Do this
From the first line of the data down to and including the line with "ax.add_collection3d(ribbon)", copy everything exactly, leaving out pictures.

Data extract

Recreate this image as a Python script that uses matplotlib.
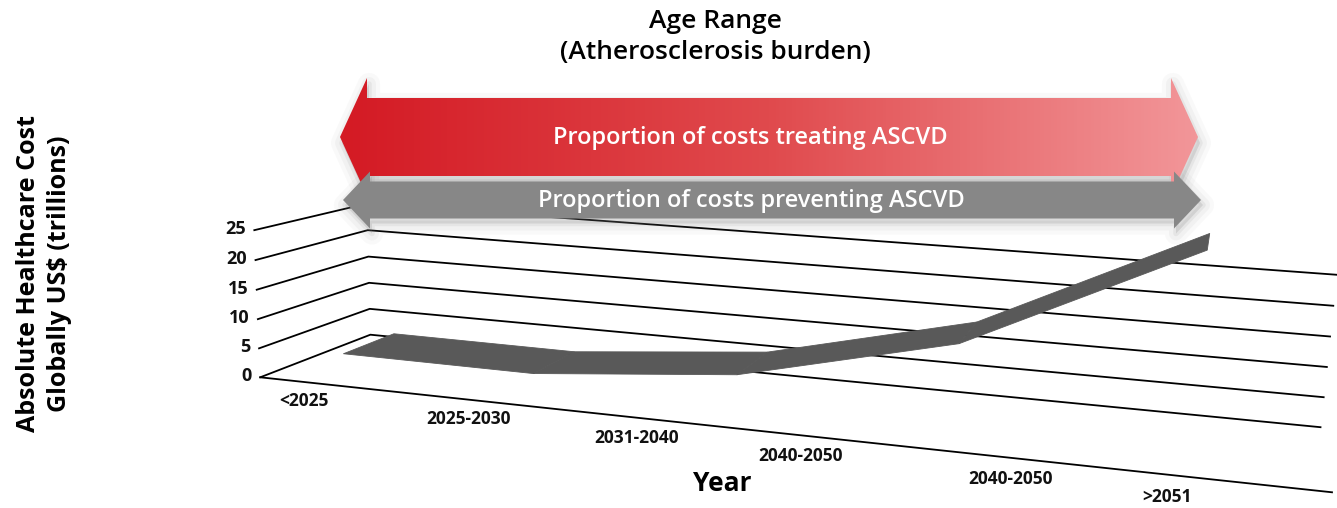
import numpy as np
import matplotlib
matplotlib.use('Agg')
import matplotlib.pyplot as plt
from matplotlib.patches import Polygon
from matplotlib.colors import LinearSegmentedColormap
from mpl_toolkits.mplot3d.art3d import Poly3DCollection

# data
categories = ['<2025', '2025-2030', '2031-2040', '2040-2050', '2040-2050', '>2051']
cost_trillions = [3.0, 2.9, 6.1, 14.4, 31.5]
y_ticks = [0, 5, 10, 15, 20, 25]

# where the category labels sit along the front edge (axis units)
label_x = [0.44, 1.3, 2.12, 2.88, 3.79, 4.43]

FONT = 'Open Sans'
W, H = 1337, 508
fig = plt.figure(figsize=(W / 100, H / 100), dpi=100)
fig.patch.set_facecolor('white')

# 3d axes, camera tuned to the reference perspective
ax = fig.add_axes([0.18020, -0.70933, 0.78757, 2.07280], projection='3d',
                  computed_zorder=False)
x0, x1 = 0.21, 5.06
ax.set_xlim(x0, x1)
ax.set_ylim(0, 1)
ax.set_zlim(0, 25)
ax.view_init(elev=12.1955, azim=-74.5148, roll=-1.7552)
ax.set_proj_type('persp', focal_length=0.28047)
ax.set_box_aspect((6.85785, 1.43649, 1.0))
ax.set_axis_off()

# side wall + back wall gridlines, floor front edge
for v in y_ticks:
    ax.plot([x0, x0, x1], [0, 1, 1], [v, v, v], color='black', lw=1.3, zorder=1, clip_on=False)
ax.plot([x0, x1], [0, 0], [0, 0], color='black', lw=1.3, zorder=1, clip_on=False)

# ribbon (3d line)
y_front, y_back = 0.26, 0.74
xs = np.arange(len(cost_trillions)) + 0.5
quads = []
for i in range(len(xs) - 1):
    quads.append([(xs[i], y_front, cost_trillions[i]), (xs[i + 1], y_front, cost_trillions[i + 1]),
                  (xs[i + 1], y_back, cost_trillions[i + 1]), (xs[i], y_back, cost_trillions[i])])
ribbon = Poly3DCollection(quads, facecolor='#595959', edgecolor='#595959', lw=0.6, zorder=2)
ribbon.set_clip_on(False)
ax.add_collection3d(ribbon)

# text anchored at projected 3d points
fig.canvas.draw()
M = ax.get_proj()


def to_view(x, y, z):
    h = M @ np.array([x, y, z, 1.0])
    return h[0] / h[3], h[1] / h[3]


for v in y_ticks:
    ax.text2D(*to_view(x0 - 0.045, 0, v), str(v), transform=ax.transData, ha='right',
              va='center', fontsize=13, fontweight='bold', family=FONT, color='#111111')

for xl, lab in zip(label_x, categories):
    ax.text2D(*to_view(xl, 0, -3.3), lab, transform=ax.transData, ha='center', va='center',
              fontsize=12.5, fontweight='bold', family=FONT, color='#111111')

# overlay for the arrows
ov = fig.add_axes([0, 0, 1, 1])
ov.set_xlim(0, W)
ov.set_ylim(H, 0)
ov.axis('off')
ov.patch.set_visible(False)


def double_arrow(xa, xb, yc, body_half, head_half, head_len):
    return np.array([[xa, yc], [xa + head_len, yc - head_half], [xa + head_len, yc - body_half],
                     [xb - head_len, yc - body_half], [xb - head_len, yc - head_half], [xb, yc],
                     [xb - head_len, yc + head_half], [xb - head_len, yc + body_half],
                     [xa + head_len, yc + body_half], [xa + head_len, yc + head_half]])


def shadow(pts, dx, dy):
    for lw, a in [(16, 0.04), (10, 0.06), (4, 0.09)]:
        ov.add_patch(Polygon(pts + [dx, dy], closed=True, facecolor='#777777', edgecolor='#777777',
                             lw=lw, alpha=a, joinstyle='round'))


red = double_arrow(340, 1198, 137, 39, 59, 27)
shadow(red, 2, 6)
red_cmap = LinearSegmentedColormap.from_list('red', ['#D41A24', '#E04A4D', '#F29699'])
grad = ov.imshow(np.linspace(0, 1, 256)[None, :], cmap=red_cmap, aspect='auto',
                 extent=[340, 1198, 200, 70], zorder=3)
rp = Polygon(red, closed=True, facecolor='none', edgecolor='none', zorder=3)
ov.add_patch(rp)
grad.set_clip_path(rp)
ov.text(750, 138, 'Proportion of costs treating ASCVD', ha='center', va='center', color='white',
        fontsize=17, fontweight='semibold', family=FONT, zorder=4)

gray = double_arrow(343, 1201, 200, 18.5, 28.5, 27)
shadow(gray, 2, 5)
ov.add_patch(Polygon(gray, closed=True, facecolor='#878787', edgecolor='none', zorder=5))
ov.text(751, 201, 'Proportion of costs preventing ASCVD', ha='center', va='center', color='white',
        fontsize=17, fontweight='semibold', family=FONT, zorder=6)

fig.text(0.535, 0.982, 'Age Range\n(Atherosclerosis burden)', ha='center', va='top',
         fontsize=19, fontweight='semibold', family=FONT, linespacing=1.3)
fig.text(0.540, 0.049, 'Year', ha='center', va='center', fontsize=19,
         fontweight='bold', family=FONT)
fig.text(0.033, 0.461, 'Absolute Healthcare Cost\nGlobally US$ (trillions)', ha='center',
         va='center', rotation=90, fontsize=18, fontweight='bold', family=FONT,
         linespacing=1.3)

fig.savefig('out.png', dpi=100)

Task response
Recreate this image as a Python script that uses matplotlib.
import numpy as np
import matplotlib
matplotlib.use('Agg')
import matplotlib.pyplot as plt
from matplotlib.patches import Polygon
from matplotlib.colors import LinearSegmentedColormap
from mpl_toolkits.mplot3d.art3d import Poly3DCollection

# data
categories = ['<2025', '2025-2030', '2031-2040', '2040-2050', '2040-2050', '>2051']
cost_trillions = [3.0, 2.9, 6.1, 14.4, 31.5]
y_ticks = [0, 5, 10, 15, 20, 25]

# where the category labels sit along the front edge (axis units)
label_x = [0.44, 1.3, 2.12, 2.88, 3.79, 4.43]

FONT = 'Open Sans'
W, H = 1337, 508
fig = plt.figure(figsize=(W / 100, H / 100), dpi=100)
fig.patch.set_facecolor('white')

# 3d axes, camera tuned to the reference perspective
ax = fig.add_axes([0.18020, -0.70933, 0.78757, 2.07280], projection='3d',
                  computed_zorder=False)
x0, x1 = 0.21, 5.06
ax.set_xlim(x0, x1)
ax.set_ylim(0, 1)
ax.set_zlim(0, 25)
ax.view_init(elev=12.1955, azim=-74.5148, roll=-1.7552)
ax.set_proj_type('persp', focal_length=0.28047)
ax.set_box_aspect((6.85785, 1.43649, 1.0))
ax.set_axis_off()

# side wall + back wall gridlines, floor front edge
for v in y_ticks:
    ax.plot([x0, x0, x1], [0, 1, 1], [v, v, v], color='black', lw=1.3, zorder=1, clip_on=False)
ax.plot([x0, x1], [0, 0], [0, 0], color='black', lw=1.3, zorder=1, clip_on=False)

# ribbon (3d line)
y_front, y_back = 0.26, 0.74
xs = np.arange(len(cost_trillions)) + 0.5
quads = []
for i in range(len(xs) - 1):
    quads.append([(xs[i], y_front, cost_trillions[i]), (xs[i + 1], y_front, cost_trillions[i + 1]),
                  (xs[i + 1], y_back, cost_trillions[i + 1]), (xs[i], y_back, cost_trillions[i])])
ribbon = Poly3DCollection(quads, facecolor='#595959', edgecolor='#595959', lw=0.6, zorder=2)
ribbon.set_clip_on(False)
ax.add_collection3d(ribbon)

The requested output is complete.